DeMille oblige, le film nous présente une galerie d’acteurs prestigieux. Commençons par Paulette Goddard autour de qui le film est véritablement construit. Le film peut-être d’ailleurs perçu comme une consolation pour l’actrice qui avait quand même été finaliste pour le rôle de Scarlett O’Hara dans Gone With The Wind. Rôle qu’elle n’avait perdu que parce que… elle était la voisine de David O. Selznick, le producteur, qui avait peur qu’on l’accuse de favoritisme ! Loxi a plusieurs points communs avec Scarlett, si ce n’est qu’elle n’est pas capricieuse, et à la vision de ce film on peut se dire que Paulette Goddard aurait certainement été très convaincante dans le classique de Victor Fleming. Goddard, c’est aussi bien sûr la femme et l’actrice la plus célèbre de Chaplin avec qui elle partagea l’affiche dans Modern Times et The Great Dictator, rien que ça. Il s’agit ici de sa deuxième participation à un film de DeMille après un très beau second rôle dans North West Mounted Police. Les deux artistes se retrouveront encore dans Unconquered. Vive, intrépide, et ayant son franc parlé, Paulette Goddard s’affirme comme la digne héritière de Katharine Hepburn. Mais si elle eut une assez belle carrière, Goddard n’arrivera jamais à atteindre le statut de son aîné. Plus par manque de volonté que par manque de talent.

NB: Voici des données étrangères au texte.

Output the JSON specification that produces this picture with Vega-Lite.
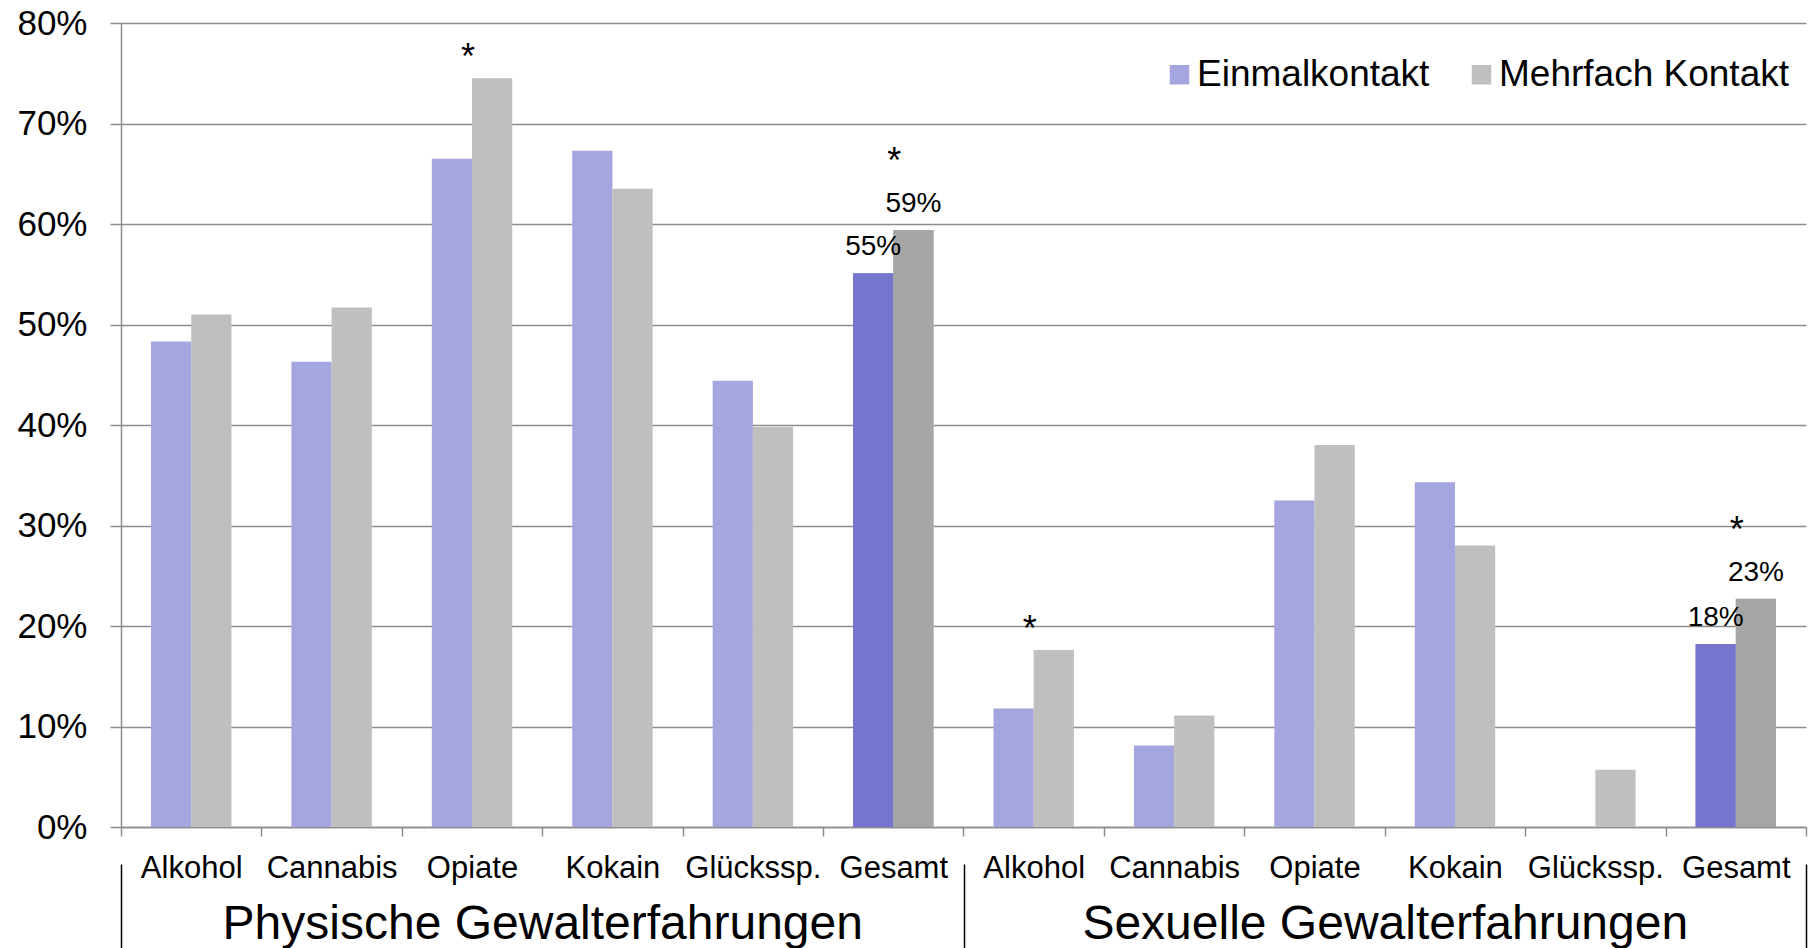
{
  "$schema": "https://vega.github.io/schema/vega-lite/v6.json",
  "width": 1685,
  "height": 804,
  "autosize": {"type": "none"},
  "padding": {"left": 121, "top": 23, "right": 10, "bottom": 121},
  "background": "white",
  "config": {"font": "Liberation Sans", "view": {"stroke": null}},
  "data": {
    "values": [
      {"gruppe": "Physische Gewalterfahrungen", "key": "P|Alkohol", "serie": "Einmalkontakt", "wert": 0.483, "sig": false},
      {"gruppe": "Physische Gewalterfahrungen", "key": "P|Alkohol", "serie": "Mehrfach Kontakt", "wert": 0.510, "sig": false},
      {"gruppe": "Physische Gewalterfahrungen", "key": "P|Cannabis", "serie": "Einmalkontakt", "wert": 0.463, "sig": false},
      {"gruppe": "Physische Gewalterfahrungen", "key": "P|Cannabis", "serie": "Mehrfach Kontakt", "wert": 0.517, "sig": false},
      {"gruppe": "Physische Gewalterfahrungen", "key": "P|Opiate", "serie": "Einmalkontakt", "wert": 0.665, "sig": true},
      {"gruppe": "Physische Gewalterfahrungen", "key": "P|Opiate", "serie": "Mehrfach Kontakt", "wert": 0.745, "sig": true},
      {"gruppe": "Physische Gewalterfahrungen", "key": "P|Kokain", "serie": "Einmalkontakt", "wert": 0.673, "sig": false},
      {"gruppe": "Physische Gewalterfahrungen", "key": "P|Kokain", "serie": "Mehrfach Kontakt", "wert": 0.635, "sig": false},
      {"gruppe": "Physische Gewalterfahrungen", "key": "P|Glückssp.", "serie": "Einmalkontakt", "wert": 0.444, "sig": false},
      {"gruppe": "Physische Gewalterfahrungen", "key": "P|Glückssp.", "serie": "Mehrfach Kontakt", "wert": 0.398, "sig": false},
      {"gruppe": "Physische Gewalterfahrungen", "key": "P|Gesamt", "serie": "Einmalkontakt", "wert": 0.551, "sig": true},
      {"gruppe": "Physische Gewalterfahrungen", "key": "P|Gesamt", "serie": "Mehrfach Kontakt", "wert": 0.594, "sig": true},
      {"gruppe": "Sexuelle Gewalterfahrungen", "key": "S|Alkohol", "serie": "Einmalkontakt", "wert": 0.118, "sig": true},
      {"gruppe": "Sexuelle Gewalterfahrungen", "key": "S|Alkohol", "serie": "Mehrfach Kontakt", "wert": 0.176, "sig": true},
      {"gruppe": "Sexuelle Gewalterfahrungen", "key": "S|Cannabis", "serie": "Einmalkontakt", "wert": 0.081, "sig": false},
      {"gruppe": "Sexuelle Gewalterfahrungen", "key": "S|Cannabis", "serie": "Mehrfach Kontakt", "wert": 0.111, "sig": false},
      {"gruppe": "Sexuelle Gewalterfahrungen", "key": "S|Opiate", "serie": "Einmalkontakt", "wert": 0.325, "sig": false},
      {"gruppe": "Sexuelle Gewalterfahrungen", "key": "S|Opiate", "serie": "Mehrfach Kontakt", "wert": 0.380, "sig": false},
      {"gruppe": "Sexuelle Gewalterfahrungen", "key": "S|Kokain", "serie": "Einmalkontakt", "wert": 0.343, "sig": false},
      {"gruppe": "Sexuelle Gewalterfahrungen", "key": "S|Kokain", "serie": "Mehrfach Kontakt", "wert": 0.280, "sig": false},
      {"gruppe": "Sexuelle Gewalterfahrungen", "key": "S|Glückssp.", "serie": "Einmalkontakt", "wert": 0, "sig": false},
      {"gruppe": "Sexuelle Gewalterfahrungen", "key": "S|Glückssp.", "serie": "Mehrfach Kontakt", "wert": 0.057, "sig": false},
      {"gruppe": "Sexuelle Gewalterfahrungen", "key": "S|Gesamt", "serie": "Einmalkontakt", "wert": 0.182, "sig": true},
      {"gruppe": "Sexuelle Gewalterfahrungen", "key": "S|Gesamt", "serie": "Mehrfach Kontakt", "wert": 0.227, "sig": true}
    ]
  },
  "layer": [
    {
      "layer": [
        {
          "mark": {"type": "bar"},
          "encoding": {
            "x": {
              "field": "key", "type": "nominal",
              "scale": {
                "domain": ["P|Alkohol", "P|Cannabis", "P|Opiate", "P|Kokain", "P|Glückssp.", "P|Gesamt", "S|Alkohol", "S|Cannabis", "S|Opiate", "S|Kokain", "S|Glückssp.", "S|Gesamt"],
                "paddingInner": 0, "paddingOuter": 0
              },
              "axis": {
                "title": null, "labelExpr": "substring(datum.label, 2)", "labelAngle": 0,
                "labelFontSize": 31, "labelColor": "black", "labelBaseline": "alphabetic", "labelPadding": 41,
                "labelOverlap": false, "labelLimit": 0,
                "tickBand": "extent", "tickSize": 9, "tickColor": "#8c8c8c", "tickWidth": 1.5,
                "domainColor": "#8c8c8c", "domainWidth": 1.5, "grid": false
              }
            },
            "xOffset": {
              "field": "serie", "type": "nominal",
              "scale": {"domain": ["Einmalkontakt", "Mehrfach Kontakt"], "paddingInner": 0, "paddingOuter": 0.746}
            },
            "y": {
              "field": "wert", "type": "quantitative",
              "scale": {"domain": [0, 0.8], "nice": false},
              "axis": {
                "values": [0, 0.1, 0.2, 0.3, 0.4, 0.5, 0.6, 0.7, 0.8], "format": ".0%", "title": null,
                "grid": true, "gridColor": "#8c8c8c", "gridWidth": 1.5,
                "domainColor": "#8c8c8c", "domainWidth": 1.5,
                "tickColor": "#8c8c8c", "tickSize": 11, "tickWidth": 1.5,
                "labelFontSize": 35, "labelColor": "black", "labelPadding": 23
              }
            },
            "color": {
              "field": "serie", "type": "nominal",
              "scale": {"domain": ["Einmalkontakt", "Mehrfach Kontakt"], "range": ["#A5A5DF", "#BFBFBF"]},
              "legend": {
                "orient": "none", "legendX": 1040, "legendY": 33, "direction": "horizontal", "columns": 2,
                "title": null, "symbolType": "square", "symbolSize": 380, "symbolStrokeWidth": 0, "symbolOpacity": 1,
                "labelFontSize": 37, "labelColor": "black", "labelOffset": -1, "columnPadding": 33,
                "labelLimit": 0, "padding": 0
              }
            }
          }
        },
        {
          "transform": [{"filter": "datum.key == 'P|Gesamt' || datum.key == 'S|Gesamt'"}],
          "mark": {"type": "bar"},
          "encoding": {
            "x": {"field": "key", "type": "nominal"},
            "xOffset": {"field": "serie", "type": "nominal"},
            "y": {"field": "wert", "type": "quantitative"},
            "fill": {
              "field": "serie", "type": "nominal",
              "scale": {"domain": ["Einmalkontakt", "Mehrfach Kontakt"], "range": ["#7575CF", "#A6A6A6"]},
              "legend": null
            }
          }
        },
        {
          "transform": [{"filter": "datum.key == 'P|Gesamt' || datum.key == 'S|Gesamt'"}],
          "mark": {"type": "text", "fontSize": 28, "baseline": "alphabetic", "dy": -18, "color": "black"},
          "encoding": {
            "x": {"field": "key", "type": "nominal"},
            "xOffset": {"field": "serie", "type": "nominal"},
            "y": {"field": "wert", "type": "quantitative"},
            "text": {"field": "wert", "type": "quantitative", "format": ".0%"}
          }
        },
        {
          "transform": [{"filter": "datum.sig && datum.serie == 'Mehrfach Kontakt' && datum.key != 'P|Gesamt' && datum.key != 'S|Gesamt'"}],
          "mark": {"type": "text", "fontSize": 36, "baseline": "alphabetic", "dy": -9, "dx": -4, "text": "*", "color": "black"},
          "encoding": {
            "x": {"field": "key", "type": "nominal"},
            "y": {"field": "wert", "type": "quantitative"}
          }
        },
        {
          "transform": [{"filter": "datum.sig && datum.serie == 'Mehrfach Kontakt' && (datum.key == 'P|Gesamt' || datum.key == 'S|Gesamt')"}],
          "mark": {"type": "text", "fontSize": 36, "baseline": "alphabetic", "dy": -57, "dx": 1, "text": "*", "color": "black"},
          "encoding": {
            "x": {"field": "key", "type": "nominal"},
            "y": {"field": "wert", "type": "quantitative"}
          }
        }
      ]
    },
    {
      "mark": {"type": "text", "text": ""},
      "encoding": {
        "x": {
          "field": "gruppe", "type": "nominal",
          "scale": {"domain": ["Physische Gewalterfahrungen", "Sexuelle Gewalterfahrungen"], "paddingInner": 0, "paddingOuter": 0},
          "axis": {
            "orient": "bottom", "offset": 37, "title": null, "domain": false,
            "tickBand": "extent", "tickSize": 84, "tickColor": "black", "tickWidth": 1.5,
            "labelFontSize": 48, "labelColor": "black", "labelBaseline": "alphabetic", "labelPadding": -10,
            "labelLimit": 0, "labelAngle": 0, "labelOverlap": false, "grid": false
          }
        }
      }
    }
  ],
  "resolve": {"scale": {"x": "independent"}, "axis": {"x": "independent"}}
}
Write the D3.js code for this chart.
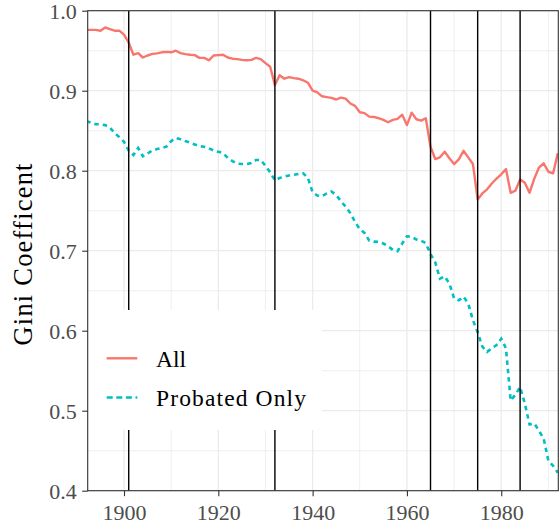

Le hasard de notre sélection nous a déjà fait rencontrer Ray Milland, aussi nous ne nous étendrons pas sur son cas, si ce n’est pour signaler qu’en dépit d’une coiffure qui le met peu à son avantage, Milland nous offre une nouvelle fois une performance pleine de charme et de simplicité. On peut sans doute signaler un léger manque de carrure (au sens figuré plus qu’au sens propre) qui l’a sans doute empêché de devenir une légende de cinéma comme son partenaire, John Wayne. Wayne qui est ici une étoile montante. Révélé par Stagecoach deux ans auparavant qui l’a sorti d’une succession de westerns minables, Wayne n’est pas encore la vedette du box office qu’il deviendra dans les années 50. Il ne se prend pas encore pour John Wayne et c’est tant mieux pour nous. Ainsi le personnage qu’il nous offre est bien plus sombre et moins héroïque que ceux qu’il incarnera par la suite. Un personnage que le John Wayne de 1958 aurait certainement refusé. D’autant qu’il a ici également un rôle de jeune soupirant, un type de rôle qu’il incarnera assez peu finalement. Wayne devra plutôt son statut de star à son image de figure paternelle et rassurante plutôt qu’à celle d’un don juan. Ici, il nous montre déjà le magnétisme et le charisme impressionnant qui le caractérise. En revanche, son jeu est encore assez limité. S’il ne joue pas faux, il est loin de créer le personnage complexe et ambigu qui, au regard du scénario, aurait pu être Jack Stuart. Complexité qu’il trouvera plus tard dans Red River et  The Searchers.


Enfin, le film nous offre toute une série de seconds rôles dignes d’intérêt. Parmi eux, signalons trois qui ont marqué l’histoire d’Hollywood. Tout d’abord Susan Hayward qui joue Drusilla, la cousine de Loxi. En cette période, l’actrice joue une série de seconds rôles féminins, mais elle va bientôt devenir une des plus grandes stars de sa génération. Car oui, bien que très oubliée aujourd’hui, Susan Hayward fut très populaire en son temps. Habituée à la course aux Oscars (elle en obtiendra un pour I Want To Live) elle fut une habituée des mélodrames, même si on la vit ponctuellement dans des films plus légers. Ici, dans un rôle qui aurait pu être tenu par une actrice n’étant « que » jolie, elle montre déjà qu’elle sait donner de la profondeur à son personnage. Son soupirant est joué par Robert Preston, qui avait également joué dans North West Mounted Police, mais cette fois comme amant de Paulette Goddard. Ici son rôle, bien que déterminant à la fin, est assez effacé. Preston, tout au long de sa carrière, fut un second rôle remarqué. Plus surprenant, c’est sa carrière dans des comédies musicales à Broadway qui firent véritablement son succès et son rôle le plus marquant au cinéma sera sans doute celui qu’il tiendra dans Victor/Victoria de Black Edwards. Enfin, son frère est incarné par Raymond Massey, un autre habitué des films de DeMille, qui fut l’un des grands méchants de Hollywood. Son personnage ici est méprisable à souhait avec une mention pour la scène de procès où il arrive à retourner sans scrupule toutes les accusations contre le personnage de Ray Milland.

Malgré un aspect un peu désuet, Reap The Wild Windreste un spectacle parfaitement divertissant. Il permettra de donner une autre idée du cinéma de Cecil B. DeMille. Une idée sans doute plus juste des qualités de ce grand réalisateur.